== Material provided ==

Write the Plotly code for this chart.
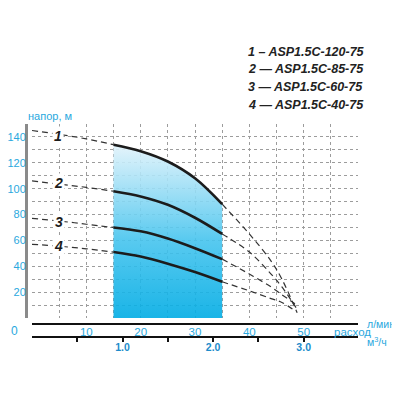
import plotly.graph_objects as go

# ---- data ----
flow_lpm = [0, 5, 10, 15, 20, 25, 30, 35, 40, 44, 46]
head_1 = [145, 142, 138.5, 134, 129, 121, 108, 88, 65, 44, 30]
head_2 = [106, 103.5, 101, 98, 94, 87.5, 77.5, 65, 51, 34, 24]
head_3 = [77, 75, 72.5, 70, 67, 61.5, 54, 45.5, 34, 24, 18]
head_4 = [57, 55.5, 53.5, 51, 47.5, 42, 35.5, 28, 21, 15, 12]
end_points = [(48.8, 4), (48.6, 8), (48.4, 11), (48.6, 5)]
curve_names = ["1", "2", "3", "4"]
legend_lines = ["1 – ASP1.5C-120-75", "2 — ASP1.5C-85-75",
                "3 — ASP1.5C-60-75", "4 — ASP1.5C-40-75"]
label_pos = [(4.85, 141), (4.85, 104), (4.9, 74.5), (4.9, 55.7)]
work_range = (15, 35)
y_ticks = [20, 40, 60, 80, 100, 120, 140]
x_ticks = [10, 20, 30, 40, 50]
m3h_ticks = [0.5, 1.0, 1.5, 2.0, 2.5, 3.0]
m3h_text = ["", "1.0", "", "2.0", "", "3.0"]
LPM_PER_M3H = 1000 / 60

CYAN = "#2aa8de"
DARKBLUE = "#1d8ccb"
FONT = "Liberation Sans"

# page body has an 8px margin -> work in screen coords, shift by OFF
OFF = 8
W, H = 392, 384
ML, MT = 20 - OFF, 124 - OFF
MR = W - (358 - OFF)
MB = H - (340 - OFF)
PW, PH = W - ML - MR, H - MT - MB


def px(x):
    return (x - OFF - ML) / PW


def py(y):
    return (H - MB - (y - OFF)) / PH


fig = go.Figure()

heads = [head_1, head_2, head_3, head_4]

# gradient working zone under curve 1
zx = [x for x in flow_lpm if work_range[0] <= x <= work_range[1]]
zy = [h for x, h in zip(flow_lpm, head_1) if work_range[0] <= x <= work_range[1]]
fig.add_trace(go.Scatter(
    x=zx, y=zy, mode="lines", line=dict(width=0, shape="spline"),
    fill="tozeroy",
    fillgradient=dict(type="vertical", start=0, stop=max(zy),
                      colorscale=[[0, "rgba(0,172,228,0.9)"],
                                  [0.45, "rgba(70,196,238,0.9)"],
                                  [1, "rgba(226,243,251,0.9)"]]),
    hoverinfo="skip", showlegend=False))

for hs, (ex, ey) in zip(heads, end_points):
    xs = flow_lpm + [ex]
    ys = hs + [ey]
    left = [(x, y) for x, y in zip(xs, ys) if x <= work_range[0]]
    mid = [(x, y) for x, y in zip(xs, ys) if work_range[0] <= x <= work_range[1]]
    right = [(x, y) for x, y in zip(xs, ys) if x >= work_range[1]]
    for seg, solid in ((left, False), (mid, True), (right, False)):
        fig.add_trace(go.Scatter(
            x=[p[0] for p in seg], y=[p[1] for p in seg], mode="lines",
            line=dict(color="#1c1c1c" if solid else "#333333",
                      width=2.6 if solid else 1.2,
                      dash="solid" if solid else "6px,4px", shape="spline"),
            hoverinfo="skip", showlegend=False))

# dummy traces to register the extra axes
fig.add_trace(go.Scatter(x=[None], y=[None], xaxis="x2", yaxis="y", showlegend=False))
fig.add_trace(go.Scatter(x=[None], y=[None], xaxis="x3", yaxis="y", showlegend=False))
fig.add_trace(go.Scatter(x=[None], y=[None], xaxis="x", yaxis="y2", showlegend=False))

grid = dict(showgrid=True, gridcolor="#9c9c9c", griddash="dot", gridwidth=1,
            zeroline=False, showticklabels=False, ticks="", showline=False,
            automargin=False)

fig.update_layout(
    width=W, height=H, margin=dict(l=ML, r=MR, t=MT, b=MB, autoexpand=False),
    paper_bgcolor="white", plot_bgcolor="white",
    font=dict(family=FONT, color=CYAN),
    xaxis=dict(domain=[px(32), 1], range=[0, 60], dtick=5, anchor="y", **grid),
    yaxis=dict(domain=[py(318), 1], range=[0, 150], dtick=10, anchor="x", **grid),
    xaxis2=dict(overlaying="x", anchor="free", position=py(324), range=[0, 60],
                tickvals=x_ticks, showgrid=False, zeroline=False, automargin=False,
                showline=True, linecolor="#111", linewidth=1.5, ticks="",
                ticklabelstandoff=-3,
                tickfont=dict(size=11.5, color=CYAN, family=FONT)),
    xaxis3=dict(overlaying="x", anchor="free", position=py(337),
                range=[0, 60 / LPM_PER_M3H], tickvals=m3h_ticks,
                ticktext=[f"<b>{t}</b>" if t else "" for t in m3h_text],
                showgrid=False, zeroline=False, showline=True, linecolor="#111",
                linewidth=1.5, ticks="outside", ticklen=4, tickwidth=2,
                tickcolor="#111", automargin=False, ticklabelstandoff=-3,
                tickfont=dict(size=10.5, color=DARKBLUE, family=FONT)),
    yaxis2=dict(overlaying="y", anchor="free", position=px(26), side="left",
                range=[0, 150], tickvals=y_ticks, showgrid=False, zeroline=False,
                showline=True, linecolor="#8a8a8a", linewidth=3, ticks="",
                automargin=False, ticklabelstandoff=-3,
                tickfont=dict(size=11, color=CYAN, family=FONT)),
)

ann = []
for name, (lx, ly) in zip(curve_names, label_pos):
    ann.append(dict(x=lx, y=ly, xref="x", yref="y", text=f"<b><i>{name}</i></b>",
                    showarrow=False, bgcolor="white", borderpad=1,
                    font=dict(size=14, color="#1c1c1c", family=FONT)))
for i, t in enumerate(legend_lines):
    ann.append(dict(x=px(246), y=py(52 + 17.5 * i), xref="paper", yref="paper",
                    xanchor="left", yanchor="middle", text=f"<b><i>{t}</i></b>",
                    showarrow=False, font=dict(size=12.5, color="#222", family=FONT)))


def txt(text, x, y, size, xanchor="left"):
    ann.append(dict(x=px(x), y=py(y), xref="paper", yref="paper", text=text,
                    xanchor=xanchor, yanchor="middle", showarrow=False,
                    font=dict(size=size, color=CYAN, family=FONT)))


txt("0", 14, 331, 12, "center")
txt("напор, м", 26, 116, 11)
txt("расход", 332, 332, 11.5)
txt("л/мин", 365, 324, 10.5)
txt("м<sup>3</sup>/ч", 365, 341, 10.5)
fig.update_layout(annotations=ann)

fig.write_html("out.html")
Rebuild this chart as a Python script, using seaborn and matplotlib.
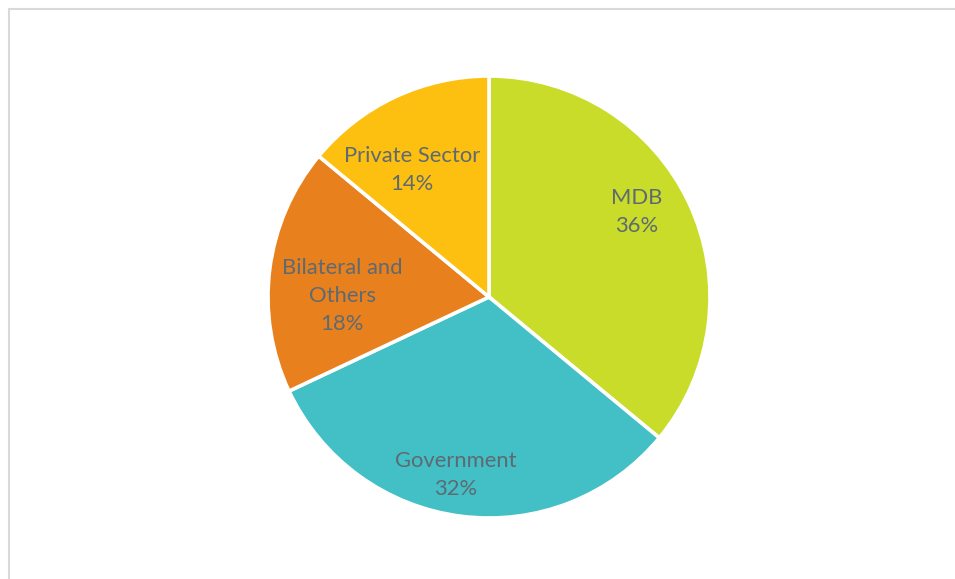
import numpy as np
import matplotlib
matplotlib.use("Agg")
import matplotlib.pyplot as plt
from matplotlib.lines import Line2D
import seaborn as sns

# Funding sources
categories = ["MDB", "Government", "Bilateral and\nOthers", "Private Sector"]
shares = [36, 32, 18, 14]
colors = ["#C9DC2A", "#42C0C6", "#E8801E", "#FDC010"]
# label placement inside each slice: radius fraction and angular nudge (deg)
label_radius = [0.77, 0.82, 0.665, 0.672]
label_shift = [4.7, -3.3, 6.8, 6.0]

sns.set_theme(style="white")
plt.rcParams["font.family"] = ["Lato", "DejaVu Sans"]

W, H = 955, 579
fig = plt.figure(figsize=(W / 100, H / 100), dpi=100)
fig.patch.set_facecolor("white")

cx, cy, r = 489, 297, 221
ax = fig.add_axes([(cx - r) / W, (H - cy - r) / H, 2 * r / W, 2 * r / H])

wedges, _ = ax.pie(
    shares,
    colors=colors,
    startangle=90,
    counterclock=False,
    wedgeprops=dict(edgecolor="white", linewidth=2.6),
)
ax.set_xlim(-1, 1)
ax.set_ylim(-1, 1)
ax.set_aspect("equal")
ax.axis("off")

total = sum(shares)
for w, cat, val, lr, sh in zip(wedges, categories, shares, label_radius, label_shift):
    mid = np.deg2rad((w.theta1 + w.theta2) / 2 + sh)
    ax.text(lr * np.cos(mid), lr * np.sin(mid),
            f"{cat}\n{val / total * 100:.0f}%",
            ha="center", va="center", fontsize=15.8, color="#5E6A72",
            linespacing=1.52)

# light frame along the top and left edges
fig.add_artist(Line2D([8.5 / W, 1], [1 - 9 / H, 1 - 9 / H], transform=fig.transFigure,
                      color="#D9D9D9", linewidth=1.5))
fig.add_artist(Line2D([8.5 / W, 8.5 / W], [0, 1 - 9 / H], transform=fig.transFigure,
                      color="#D9D9D9", linewidth=1.5))

fig.savefig("out.png", dpi=100, facecolor="white")
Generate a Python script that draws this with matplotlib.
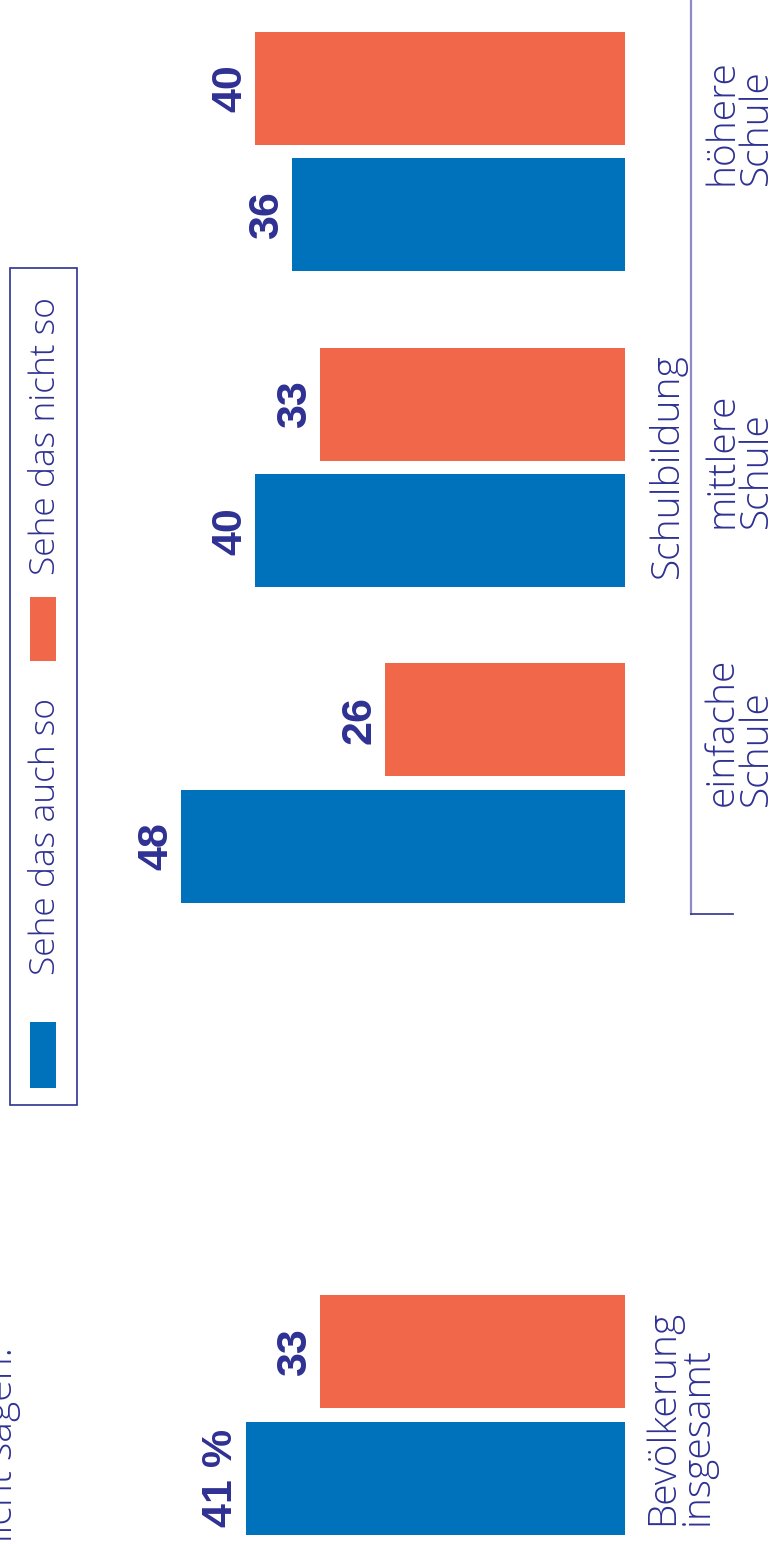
import matplotlib.pyplot as plt

# values in percent
categories = ['Bevölkerung\ninsgesamt', 'einfache\nSchule', 'mittlere\nSchule', 'höhere\nSchule']
agree = [41, 48, 40, 36]        # Sehe das auch so
disagree = [33, 26, 33, 40]     # Sehe das nicht so
agree_labels = ['41 %', '48', '40', '36']
disagree_labels = ['33', '26', '33', '40']

navy = '#2e3192'
blue = '#0072bc'
orange = '#f0674a'

W, H = 776, 1544
fig = plt.figure(figsize=(W / 100, H / 100), dpi=100)
ax = fig.add_axes([0, 0, 1, 1])
# value axis runs right to left, zero at x=625 px
scale = 9.25
ax.set_xlim(625 / scale, -(W - 625) / scale)
ax.set_ylim(H, 0)
ax.axis('off')

group_y = [1415, 783, 467.5, 151.5]
off = 63.25
bh = 113
y_agree = [g + off for g in group_y]
y_dis = [g - off for g in group_y]

ax.barh(y_agree, agree, height=bh, color=blue)
ax.barh(y_dis, disagree, height=bh, color=orange)

gap = 14 / scale
for yy, v, lab in zip(y_agree, agree, agree_labels):
    ax.text(v + gap, yy, lab, rotation=90, rotation_mode='anchor', ha='center', va='baseline',
            fontsize=31, fontweight='bold', family='Liberation Sans', color=navy)
for yy, v, lab in zip(y_dis, disagree, disagree_labels):
    ax.text(v + gap, yy, lab, rotation=90, rotation_mode='anchor', ha='center', va='baseline',
            fontsize=31, fontweight='bold', family='Liberation Sans', color=navy)


def px(x, y):
    return x / W, 1 - y / H


light = dict(family='Open Sans', fontweight='light', color=navy, rotation=90, rotation_mode='anchor')

# category labels, anchored at the baseline of the second line
label_x = [712, 771, 771, 771]
label_bottom = [1525, 806, 528, 185]
for lab, xb, yb in zip(categories, label_x, label_bottom):
    fig.text(*px(xb, yb), lab, ha='left', va='baseline', multialignment='left',
             fontsize=28, linespacing=0.85, **light)

fig.text(*px(678, 578), 'Schulbildung', ha='left', va='baseline', fontsize=28, **light)

# bracket line for school groups
fig.add_artist(plt.Line2D([691 / W, 691 / W], [1, 1 - 914 / H], color='#8c8cc8', lw=1.6))
fig.add_artist(plt.Line2D([691 / W, 733 / W], [1 - 914 / H, 1 - 914 / H], color=navy, lw=1.2))

# legend
fig.add_artist(plt.Rectangle(px(10, 1105), 67 / W, 837 / H, fill=False, ec=navy, lw=1.2))
fig.add_artist(plt.Rectangle(px(30, 1088), 26 / W, 66 / H, color=blue, lw=0))
fig.add_artist(plt.Rectangle(px(30, 661), 26 / W, 64 / H, color=orange, lw=0))
fig.text(*px(55, 975), 'Sehe das auch so', ha='left', va='baseline', fontsize=25.5, **light)
fig.text(*px(55, 575), 'Sehe das nicht so', ha='left', va='baseline', fontsize=25.5, **light)

# question text, cut at the page edge
fig.text(*px(12, 1347), 'Das würden nicht sagen:', ha='right', va='baseline', fontsize=28, **light)

fig.savefig('out.png', dpi=100)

===

Short task:
Restate word for word every line from the top of the entries above to the line with "import plotly.graph_objects as go", inclusive, and skip any pictures.

Solution:
Write the Plotly code for this chart.
import plotly.graph_objects as go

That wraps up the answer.